The severity of the situation was underscored by Wrightwood resident Leah Potter: “Within minutes it went from blue skies to just dark.”
“You couldn’t even breathe,” Potter added. “We couldn’t even see anything, the smoke was hurting our lungs and we decided to leave on our own and then we got an alert as we’re packing up and the roads were bumper to bumper and it was utter chaos.”
Potter complained, “There were no evacuation warnings, there were no police coming up or down the streets, we just had to run for our lives. It was basically up to us because there was no direction and no evacuation warning until we were already packed up and bumper to bumper gridlocked when we got the evacuation notice … and I had to leave my chickens.”
These scenes recall the horrors of the 2018 Camp Fire in Paradise, California and the blaze which overtook Lahaina on the island of Maui in Hawaii, last year where the failure of the state to deliver prompt evacuation orders led to many preventable deaths.
While local and state firefighters focus on the three massive fires in Southern California, there are at least 18 smaller fires burning around the same area which have not been fully contained.
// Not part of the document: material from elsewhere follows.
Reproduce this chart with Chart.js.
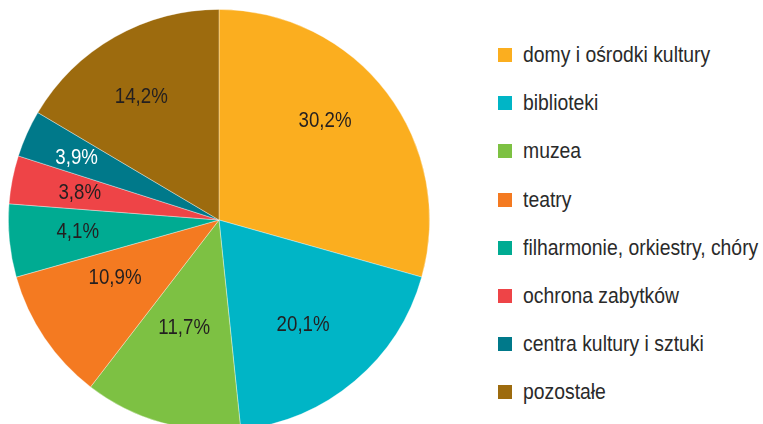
<!DOCTYPE html>
<html lang="pl">
<head>
<meta charset="utf-8">
<title>Struktura</title>
<script src="https://cdn.jsdelivr.net/npm/chart.js@4/dist/chart.umd.min.js"></script>
<style>
    html, body {
        margin: 0;
        padding: 0;
        background: #fff;
    }
    body {
        width: 763px;
        height: 424px;
        position: relative;
        overflow: hidden;
        font-family: 'Liberation Sans', Arial, sans-serif;
    }
    .pie-box {
        position: absolute;
        left: 8px;
        top: 9px;
        width: 422px;
        height: 422px;
    }
    .legend {
        position: absolute;
        left: 498px;
        top: 31px;
        margin: 0;
        padding: 0;
        list-style: none;
    }
    .legend li {
        height: 48.2px;
        display: flex;
        align-items: center;
        font-size: 22px;
        color: #2a2a2a;
        white-space: nowrap;
    }
    .legend span.box {
        width: 14px;
        height: 14px;
        margin-right: 11px;
        flex: none;
    }
    /* narrow the face to look like the condensed original */
    .legend span.txt {
        display: inline-block;
        transform: scaleX(0.88);
        transform-origin: left center;
    }
</style>
</head>
<body>
<div class="pie-box"><canvas id="pieChart"></canvas></div>
<ul class="legend" id="legend"></ul>

<script>
// Categories (clockwise from the top)
const categories = [
    'domy i ośrodki kultury',
    'biblioteki',
    'muzea',
    'teatry',
    'filharmonie, orkiestry, chóry',
    'ochrona zabytków',
    'centra kultury i sztuki',
    'pozostałe'
];

// Slice shares as drawn in the picture (measured from the slice angles)
const shares = [29.4, 19.0, 12.1, 10.2, 5.6, 3.7, 3.6, 16.5];

// Percent labels printed on the slices
const percentLabels = ['30,2%', '20,1%', '11,7%', '10,9%', '4,1%', '3,8%', '3,9%', '14,2%'];

const colors = [
    '#fbae1f',
    '#00b5c6',
    '#7dc143',
    '#f47a21',
    '#00ab92',
    '#ee4447',
    '#00798a',
    '#9d6b0e'
];

// where each label sits: angle shift from slice middle (deg), distance as part of radius
const labelPlace = [
    [-6, 0.69], [1.5, 0.64], [2, 0.54], [5, 0.565],
    [1, 0.673], [0, 0.674], [-0.5, 0.738], [-2.5, 0.693]
];
const labelColors = ['#231f20', '#231f20', '#231f20', '#231f20', '#231f20', '#231f20', '#ffffff', '#231f20'];

// Draw percent labels inside slices
const sliceLabels = {
    id: 'sliceLabels',
    afterDatasetsDraw(chart) {
        const ctx = chart.ctx;
        const arcs = chart.getDatasetMeta(0).data;
        arcs.forEach((arc, i) => {
            const mid = (arc.startAngle + arc.endAngle) / 2 + labelPlace[i][0] * Math.PI / 180;
            const r = arc.outerRadius * labelPlace[i][1];
            ctx.save();
            ctx.translate(arc.x + Math.cos(mid) * r, arc.y + Math.sin(mid) * r);
            ctx.scale(0.85, 1);
            ctx.font = "22px 'Liberation Sans', Arial, sans-serif";
            ctx.textAlign = 'center';
            ctx.textBaseline = 'middle';
            ctx.fillStyle = labelColors[i];
            ctx.fillText(percentLabels[i], 0, 0);
            ctx.restore();
        });
    }
};

function buildLegend() {
    const list = document.getElementById('legend');
    categories.forEach((name, i) => {
        const li = document.createElement('li');
        const box = document.createElement('span');
        box.className = 'box';
        box.style.background = colors[i];
        const txt = document.createElement('span');
        txt.className = 'txt';
        txt.textContent = name;
        li.appendChild(box);
        li.appendChild(txt);
        list.appendChild(li);
    });
}

function initChart() {
    const ctx = document.getElementById('pieChart').getContext('2d');
    new Chart(ctx, {
        type: 'pie',
        data: {
            labels: categories,
            datasets: [{
                data: shares,
                backgroundColor: colors,
                borderColor: 'rgba(255,255,255,0.45)',
                borderWidth: 0.8
            }]
        },
        options: {
            responsive: true,
            maintainAspectRatio: false,
            animation: false,
            layout: { padding: 0 },
            plugins: {
                legend: { display: false },
                tooltip: { enabled: false }
            }
        },
        plugins: [sliceLabels]
    });
}

document.addEventListener('DOMContentLoaded', () => {
    buildLegend();
    initChart();
});
</script>
</body>
</html>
“We are getting resources released from fires like the Roblar Fire or Boone Fire,” Cal Fire Battalion Chief Todd Hopkins said on Tuesday. “Resources are being reassigned to [the Airport fire] or some of the other fires that are ongoing in the south.”
In Nevada, September 10 marked 100 days that the city of Las Vegas experienced temperatures of 100 degrees or more, according to the National Weather Service. The city has reported 224 heat-related deaths so far this year, set to eclipse last year’s death toll of 309, a certain undercount.
Nevada has been dealing with the massive Davis Fire, south of Reno, where on Tuesday Fire Chief Charles Moore warned residents to prepare for evacuation as authorities anticipated a change in fire weather to create a rare, “particularly dangerous situation” that was “a step above a red flag warning.”
Even the typically moderate state of Oregon is stretched thin this fire season, with state and federal fire agencies currently occupied with other fires all along the West Coast.
“There are a finite number of resources and with this much activity, we are always going to be short of firefighters,” Adrienne Freeman, a spokesperson for the US Forest Service, said.
The fire season in Oregon has already burned a record, reaching 1.8 million acres so far this year, yet authorities have not deployed enough personnel to adequately address the fire season.
“A lot of our firefighters are college students who are usually in college for a forestry degree and this is their summer job,” Jessica Neujahr, spokesperson for the Oregon Department of Forestry, said. “Once school starts back up, we lose a significant portion of our workforce.”
Wildfires have been a part of the West Coast ecosystem for centuries, particularly in California, and the knowledge of how to properly manage them is widely known and could be implemented immediately.
As with all natural disasters that are fueled and exacerbated by capitalist-driven climate change, the occurrence and predictability of such powerful, natural events should give rise to a rational response, including all necessary preventative measures to alleviate or neutralize their danger.
However, what is restraining any rational response to these fires is the global crisis of capitalism, where the ruling class is unable and unwilling to organize society’s resources to prevent yearly and highly preventable natural catastrophes.
Despite being the wealthiest state in the wealthiest capitalist country in the world, the capitalist class of America, and the 186 billionaires residing in California, cannot muster the necessary resources needed to combat climate change and the yearly fire seasons that come along with it.
The ruling class, preparing for war abroad and dictatorship at home, has no plans to prevent future wildfires nor any intention in stopping capitalist-driven climate change. As they see it, all social resources must be deployed for the preservation of their wealth and privilege.
Only the working class, the only revolutionary class in modern society, can take control of society’s resources and reorganize it to combat climate change and all the monumental problems which we face in the 21st century.